─── Given data ───

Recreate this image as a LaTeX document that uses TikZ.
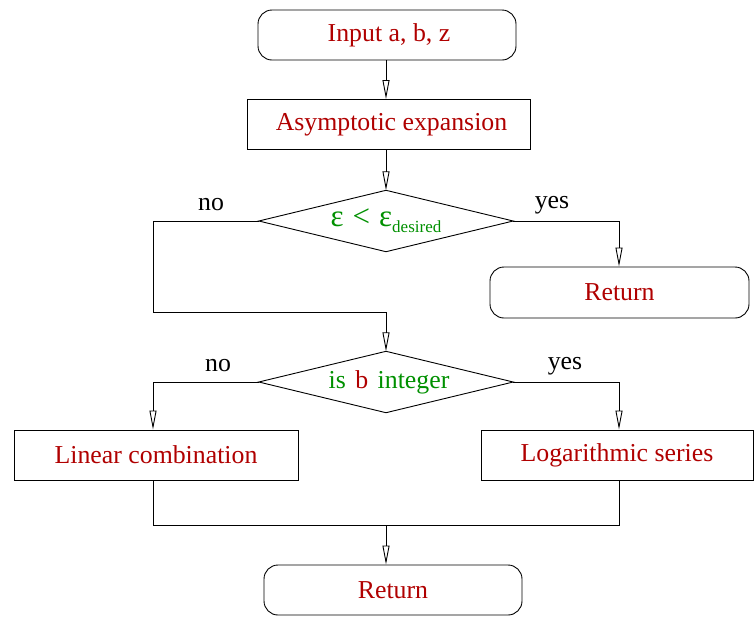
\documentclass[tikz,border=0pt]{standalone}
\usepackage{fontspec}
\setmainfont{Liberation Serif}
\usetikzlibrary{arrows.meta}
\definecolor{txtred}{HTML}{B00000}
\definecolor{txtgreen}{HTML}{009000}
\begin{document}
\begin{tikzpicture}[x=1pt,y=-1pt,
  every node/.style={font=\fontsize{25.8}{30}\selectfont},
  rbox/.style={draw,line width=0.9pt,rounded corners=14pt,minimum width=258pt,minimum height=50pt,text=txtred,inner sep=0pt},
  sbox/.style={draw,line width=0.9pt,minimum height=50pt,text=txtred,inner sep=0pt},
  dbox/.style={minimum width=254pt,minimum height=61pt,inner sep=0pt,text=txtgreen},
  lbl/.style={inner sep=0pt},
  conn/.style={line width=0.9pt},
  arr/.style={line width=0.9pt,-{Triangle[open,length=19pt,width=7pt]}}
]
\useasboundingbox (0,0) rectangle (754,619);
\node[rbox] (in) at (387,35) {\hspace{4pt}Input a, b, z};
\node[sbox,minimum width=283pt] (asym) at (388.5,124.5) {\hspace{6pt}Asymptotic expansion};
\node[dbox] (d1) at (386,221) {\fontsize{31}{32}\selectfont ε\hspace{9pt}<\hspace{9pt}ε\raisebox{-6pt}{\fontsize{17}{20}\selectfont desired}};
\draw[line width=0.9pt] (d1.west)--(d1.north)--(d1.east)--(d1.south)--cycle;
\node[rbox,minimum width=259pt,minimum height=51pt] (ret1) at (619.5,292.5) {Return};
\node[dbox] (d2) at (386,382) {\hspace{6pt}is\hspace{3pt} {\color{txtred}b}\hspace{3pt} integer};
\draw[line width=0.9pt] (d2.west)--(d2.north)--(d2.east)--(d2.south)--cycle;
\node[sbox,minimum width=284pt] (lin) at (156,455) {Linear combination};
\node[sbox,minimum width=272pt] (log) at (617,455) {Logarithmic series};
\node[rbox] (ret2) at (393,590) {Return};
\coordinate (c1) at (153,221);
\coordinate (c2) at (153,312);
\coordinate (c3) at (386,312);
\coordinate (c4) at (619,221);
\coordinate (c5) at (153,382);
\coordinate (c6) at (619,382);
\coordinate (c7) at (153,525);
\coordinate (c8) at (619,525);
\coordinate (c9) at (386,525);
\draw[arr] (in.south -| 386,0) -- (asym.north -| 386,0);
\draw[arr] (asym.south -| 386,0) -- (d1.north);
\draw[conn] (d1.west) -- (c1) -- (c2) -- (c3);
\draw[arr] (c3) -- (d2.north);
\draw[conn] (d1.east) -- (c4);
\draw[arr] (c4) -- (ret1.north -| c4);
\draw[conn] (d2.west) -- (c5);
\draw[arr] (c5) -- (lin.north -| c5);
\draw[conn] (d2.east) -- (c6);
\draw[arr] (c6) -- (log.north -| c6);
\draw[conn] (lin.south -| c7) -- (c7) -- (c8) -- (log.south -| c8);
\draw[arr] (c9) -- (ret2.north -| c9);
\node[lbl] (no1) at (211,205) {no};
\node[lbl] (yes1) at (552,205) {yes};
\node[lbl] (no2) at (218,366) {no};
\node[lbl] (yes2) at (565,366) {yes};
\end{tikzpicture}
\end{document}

───
─── Given data ───

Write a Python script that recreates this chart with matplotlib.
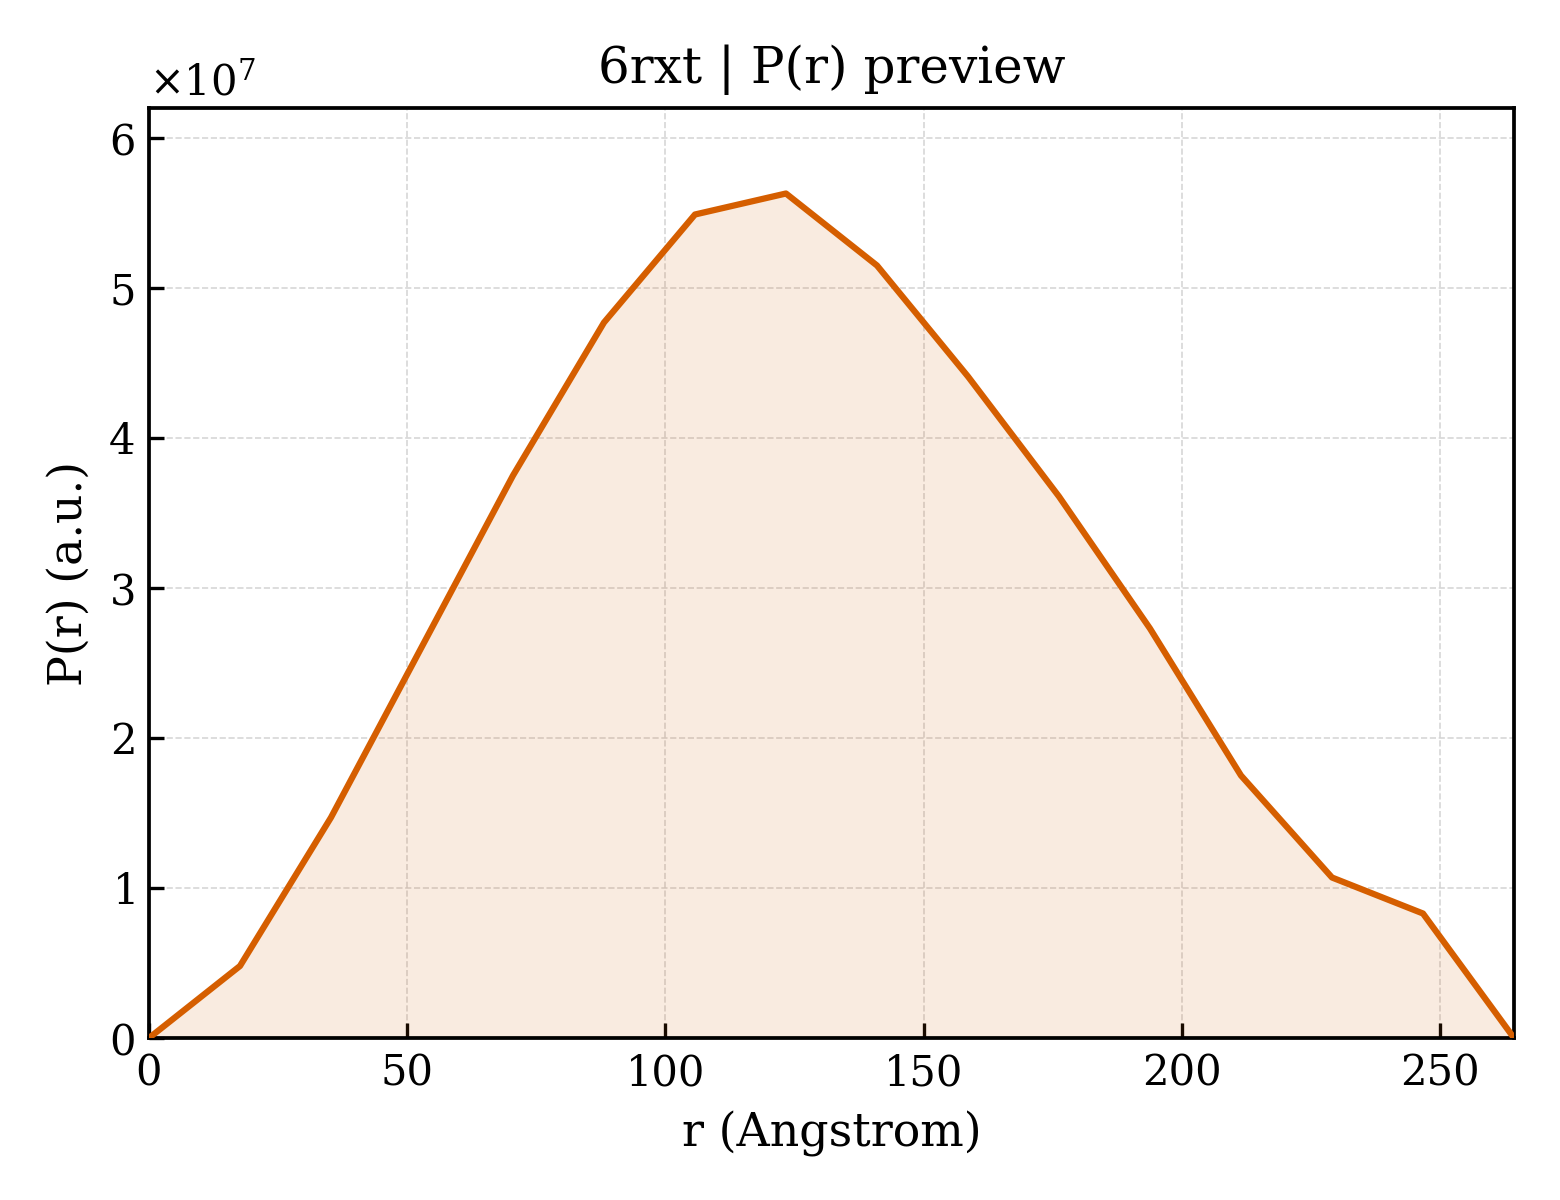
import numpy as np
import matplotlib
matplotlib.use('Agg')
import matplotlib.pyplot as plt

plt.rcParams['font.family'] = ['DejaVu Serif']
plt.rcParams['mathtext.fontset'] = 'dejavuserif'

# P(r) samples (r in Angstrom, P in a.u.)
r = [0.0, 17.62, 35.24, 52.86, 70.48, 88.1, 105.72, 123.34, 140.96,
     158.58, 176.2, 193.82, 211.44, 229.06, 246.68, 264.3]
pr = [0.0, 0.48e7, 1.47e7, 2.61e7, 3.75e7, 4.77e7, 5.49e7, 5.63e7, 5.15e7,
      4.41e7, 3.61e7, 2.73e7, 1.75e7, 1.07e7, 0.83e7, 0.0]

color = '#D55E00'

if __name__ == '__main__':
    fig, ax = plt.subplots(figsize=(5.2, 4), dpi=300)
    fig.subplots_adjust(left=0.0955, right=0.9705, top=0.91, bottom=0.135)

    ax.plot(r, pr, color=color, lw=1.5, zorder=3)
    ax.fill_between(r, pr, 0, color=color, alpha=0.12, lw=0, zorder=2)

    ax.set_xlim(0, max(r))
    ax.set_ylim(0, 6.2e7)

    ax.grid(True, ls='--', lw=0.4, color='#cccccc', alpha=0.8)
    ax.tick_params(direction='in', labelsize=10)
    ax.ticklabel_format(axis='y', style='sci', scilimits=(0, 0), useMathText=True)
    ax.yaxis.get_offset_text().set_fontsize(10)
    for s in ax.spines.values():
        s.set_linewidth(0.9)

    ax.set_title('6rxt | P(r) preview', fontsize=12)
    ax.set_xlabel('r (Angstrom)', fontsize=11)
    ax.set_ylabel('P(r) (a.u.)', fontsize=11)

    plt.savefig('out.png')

───
─── Given data ───

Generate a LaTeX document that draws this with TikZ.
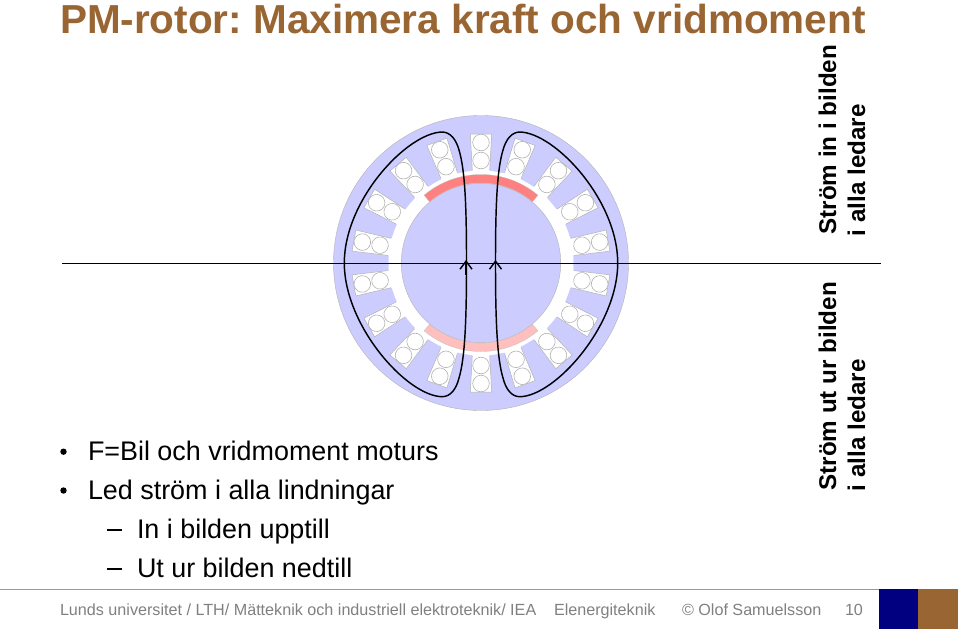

───

**Set task:**
Skip all pictures and retype only the stretch from the line that holds "Write a Python" through the line that holds "plt.rcParams['mathtext.fontset'] = 'dejavuserif'", exactly as written.

**Exercise output:**
Write a Python script that recreates this chart with matplotlib.
import numpy as np
import matplotlib
matplotlib.use('Agg')
import matplotlib.pyplot as plt

plt.rcParams['font.family'] = ['DejaVu Serif']
plt.rcParams['mathtext.fontset'] = 'dejavuserif'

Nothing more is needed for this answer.